The second step involves this first conjugate base releasing another proton to form the second conjugate base (HC₆H₅O₇²⁻).
Finally, the third reaction sees the second conjugate base give up one more proton, resulting in the third and final conjugate base (C₆H₅O₇³⁻).

• The conjugate bases become more negatively charged at each step, influencing their reactivity.
• This stepwise formation affects equilibrium dynamics, an important aspect in chemical buffering.

Each base formed is crucial for calculating acidic outcomes, such as pH levels.
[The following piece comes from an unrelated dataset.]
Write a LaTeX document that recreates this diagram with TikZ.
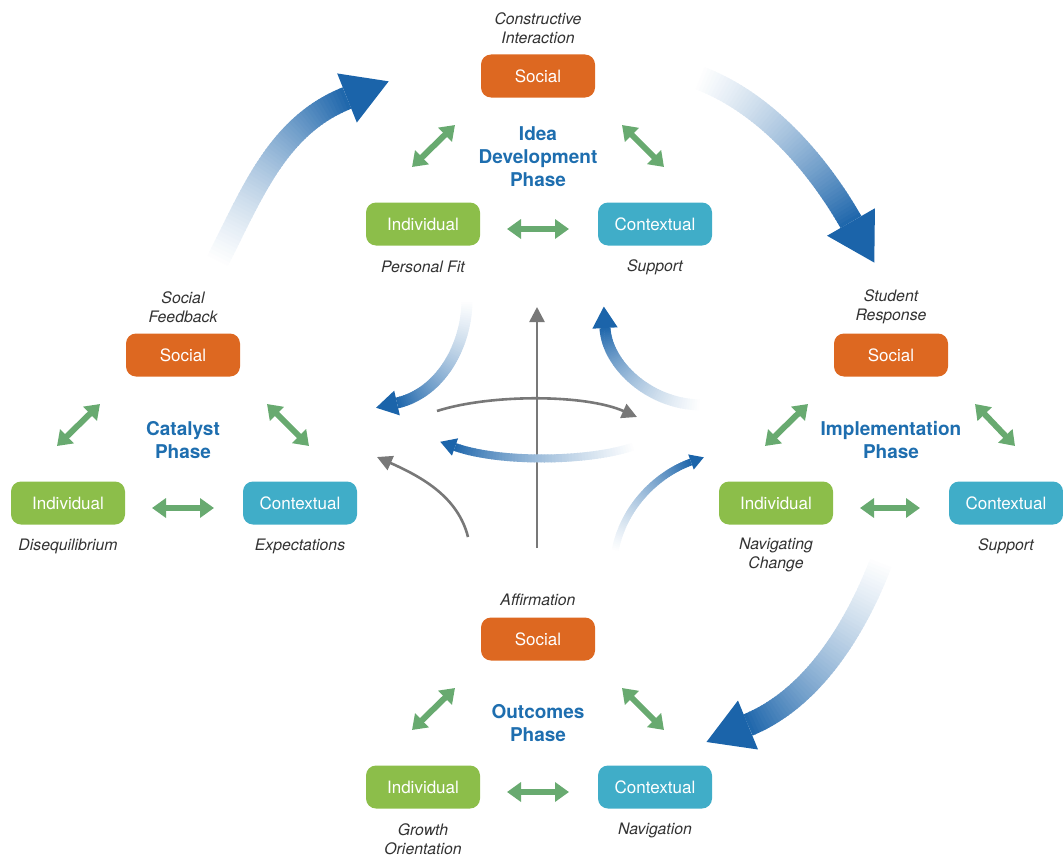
\documentclass[tikz,border=0pt]{standalone}
\usepackage{fontspec}
\setmainfont{TeX Gyre Heros}
\usetikzlibrary{arrows.meta,calc}

\definecolor{socialorange}{RGB}{221,104,33}
\definecolor{indivgreen}{RGB}{140,190,74}
\definecolor{contextteal}{RGB}{64,173,200}
\definecolor{phaseblue}{RGB}{30,110,175}
\definecolor{flowblue}{RGB}{27,100,170}
\definecolor{linkgreen}{RGB}{104,170,112}
\definecolor{axisgray}{RGB}{120,120,120}
\definecolor{labelgray}{RGB}{50,50,50}

\tikzset{
  phasebox/.style={rounded corners=10pt, minimum width=114pt, minimum height=43pt,
    inner sep=0pt, text=white, font=\fontsize{17}{20}\selectfont},
  socialbox/.style={phasebox, fill=socialorange},
  indivbox/.style={phasebox, fill=indivgreen},
  ctxbox/.style={phasebox, fill=contextteal},
  lab/.style={font=\fontsize{15.8}{19}\selectfont\itshape, text=labelgray,
    align=center, inner sep=0pt},
  phasetitle/.style={font=\fontsize{19}{23}\selectfont\bfseries, text=phaseblue,
    align=center, inner sep=0pt},
  link/.style={draw=linkgreen, line width=6pt,
    {Triangle[width=19pt,length=14pt]}-{Triangle[width=19pt,length=14pt]}},
  axisline/.style={draw=axisgray, line width=2.6pt,
    -{Triangle[width=15pt,length=15pt]}},
}

% Curved arrow whose shaft fades from white to blue along a cubic Bezier
% #1..#8: x0 y0 x1 y1 x2 y2 x3 y3, #9: shaft width
\newcommand\flowarrow[9]{%
  \foreach \k in {0,...,59}{%
    \pgfmathsetmacro\fa{\k/60}%
    \pgfmathsetmacro\fb{min(1,(\k+1.25)/60)}%
    \pgfmathsetmacro\fax{(1-\fa)^3*(#1)+3*(1-\fa)^2*\fa*(#3)+3*(1-\fa)*\fa^2*(#5)+\fa^3*(#7)}%
    \pgfmathsetmacro\fay{(1-\fa)^3*(#2)+3*(1-\fa)^2*\fa*(#4)+3*(1-\fa)*\fa^2*(#6)+\fa^3*(#8)}%
    \pgfmathsetmacro\fbx{(1-\fb)^3*(#1)+3*(1-\fb)^2*\fb*(#3)+3*(1-\fb)*\fb^2*(#5)+\fb^3*(#7)}%
    \pgfmathsetmacro\fby{(1-\fb)^3*(#2)+3*(1-\fb)^2*\fb*(#4)+3*(1-\fb)*\fb^2*(#6)+\fb^3*(#8)}%
    \pgfmathsetmacro\fpct{100*\fa*(0.6+0.4*\fa)}%
    \draw[line width=#9pt, draw=flowblue!\fpct!white] (\fax,\fay) -- (\fbx,\fby);%
  }%
  \pgfmathsetmacro\hdx{(#7)-(#5)}%
  \pgfmathsetmacro\hdy{(#8)-(#6)}%
  \pgfmathsetmacro\hlen{veclen(\hdx,\hdy)}%
  \pgfmathsetmacro\hux{\hdx/\hlen}%
  \pgfmathsetmacro\huy{\hdy/\hlen}%
  \fill[flowblue] ({(#7)+1.95*(#9)*(\hux)},{(#8)+1.95*(#9)*(\huy)})
    -- ({(#7)-1.15*(#9)*(\huy)},{(#8)+1.15*(#9)*(\hux)})
    -- ({(#7)+1.15*(#9)*(\huy)},{(#8)-1.15*(#9)*(\hux)}) -- cycle;%
}

\begin{document}
\begin{tikzpicture}[x=1pt,y=-1pt]
\useasboundingbox (0,0) rectangle (1063,859);

% ---- cycle arrows between the phases
\flowarrow{216}{264}{252}{194}{277}{126}{347}{98}{23}
\flowarrow{697}{77}{763}{101}{816}{161}{851}{222}{24}
\flowarrow{882}{560}{857}{626}{814}{698}{748}{725}{23}

% ---- central axes
\coordinate (vb) at (537,548);
\coordinate (vt) at (537,307);
\coordinate (ua) at (437,411);
\coordinate (ub) at (637,417);
\coordinate (la) at (468,537);
\coordinate (lb) at (377,457);
\draw[axisline] (vb) -- (vt);
\draw[axisline] (ua) .. controls (490,394) and (585,394) .. (ub);
\draw[axisline] (la) .. controls (458,497) and (422,477) .. (lb);

% ---- inner flow arrows
\flowarrow{467}{300}{467}{345}{441}{393}{397}{403}{11}
\flowarrow{702}{405}{650}{405}{607}{365}{605}{328}{11}
\flowarrow{635}{446}{590}{462}{500}{463}{455}{447}{8}
\flowarrow{615}{552}{622}{511}{653}{476}{691}{462}{7}

% ---- Idea Development phase
\node[socialbox] (ideaS) at (538,76) {Social};
\node[indivbox]  (ideaI) at (423,224) {Individual};
\node[ctxbox]    (ideaC) at (655,224) {Contextual};
\node[phasetitle] (ideaT) at ([shift={(0,81)}]ideaS.center) {Idea\\Development\\Phase};
\node[lab] (ideaSl) at ([shift={(0,-48)}]ideaS.center) {Constructive\\Interaction};
\node[lab] (ideaIl) at ([shift={(0,43)}]ideaI.center) {Personal Fit};
\node[lab] (ideaCl) at ([shift={(0,43)}]ideaC.center) {Support};
\draw[link] ([shift={(-11,-57)}]ideaI.center) -- ([shift={(-83,49)}]ideaS.center);
\draw[link] ([shift={(84,49)}]ideaS.center) -- ([shift={(9,-57)}]ideaC.center);
\draw[link] ([shift={(84,5)}]ideaI.center) -- ([shift={(-86,5)}]ideaC.center);

% ---- Catalyst phase
\node[socialbox] (catS) at (183,355) {Social};
\node[indivbox]  (catI) at (68,503) {Individual};
\node[ctxbox]    (catC) at (300,503) {Contextual};
\node[phasetitle] (catT) at ([shift={(0,85)}]catS.center) {Catalyst\\Phase};
\node[lab] (catSl) at ([shift={(0,-48)}]catS.center) {Social\\Feedback};
\node[lab] (catIl) at ([shift={(0,43)}]catI.center) {Disequilibrium};
\node[lab] (catCl) at ([shift={(0,43)}]catC.center) {Expectations};
\draw[link] ([shift={(-11,-57)}]catI.center) -- ([shift={(-83,49)}]catS.center);
\draw[link] ([shift={(84,49)}]catS.center) -- ([shift={(9,-57)}]catC.center);
\draw[link] ([shift={(84,5)}]catI.center) -- ([shift={(-86,5)}]catC.center);

% ---- Implementation phase
\node[socialbox] (impS) at (891,355) {Social};
\node[indivbox]  (impI) at (776,503) {Individual};
\node[ctxbox]    (impC) at (1006,503) {Contextual};
\node[phasetitle] (impT) at ([shift={(0,85)}]impS.center) {Implementation\\Phase};
\node[lab] (impSl) at ([shift={(0,-48)}]impS.center) {Student\\Response};
\node[lab] (impIl) at ([shift={(0,52)}]impI.center) {Navigating\\Change};
\node[lab] (impCl) at ([shift={(0,43)}]impC.center) {Support};
\draw[link] ([shift={(-11,-57)}]impI.center) -- ([shift={(-83,49)}]impS.center);
\draw[link] ([shift={(84,49)}]impS.center) -- ([shift={(9,-57)}]impC.center);
\draw[link] ([shift={(84,5)}]impI.center) -- ([shift={(-86,5)}]impC.center);

% ---- Outcomes phase
\node[socialbox] (outS) at (538,639) {Social};
\node[indivbox]  (outI) at (423,787) {Individual};
\node[ctxbox]    (outC) at (655,787) {Contextual};
\node[phasetitle] (outT) at ([shift={(0,84)}]outS.center) {Outcomes\\Phase};
\node[lab] (outSl) at ([shift={(0,-39)}]outS.center) {Affirmation};
\node[lab] (outIl) at ([shift={(0,52)}]outI.center) {Growth\\Orientation};
\node[lab] (outCl) at ([shift={(0,43)}]outC.center) {Navigation};
\draw[link] ([shift={(-11,-57)}]outI.center) -- ([shift={(-83,49)}]outS.center);
\draw[link] ([shift={(84,49)}]outS.center) -- ([shift={(9,-57)}]outC.center);
\draw[link] ([shift={(84,5)}]outI.center) -- ([shift={(-86,5)}]outC.center);
\end{tikzpicture}
\end{document}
Acid Dissociation Constant (Ka)

The acid dissociation constant, abbreviated as Ka, is a measure of the strength of an acid in solution. It provides information on the equilibrium between the dissociated ions and the un-dissociated molecules present in solution.
Citric acid, being triprotic, has three different Ka values, one for each dissociation step ( K_{a1}, K_{a2}, K_{a3}). These constants reflect the degree of ionization for each stage:

• Ka1: Represents the dissociation of the first proton and is usually the highest among the three, indicating greater readiness to release the first proton.
• Ka2: Deals with the second proton's dissociation, typically showing a smaller value due to decreased tendency to lose another proton from the first conjugate base.
• Ka3: Reflects the dissociation of the third proton, displaying the smallest value as it is even harder to remove the last proton from the second conjugate base.

These constants are crucial because they help predict how an acid will behave in the solution, especially its reactivity and the resulting pH when in contact with other substances.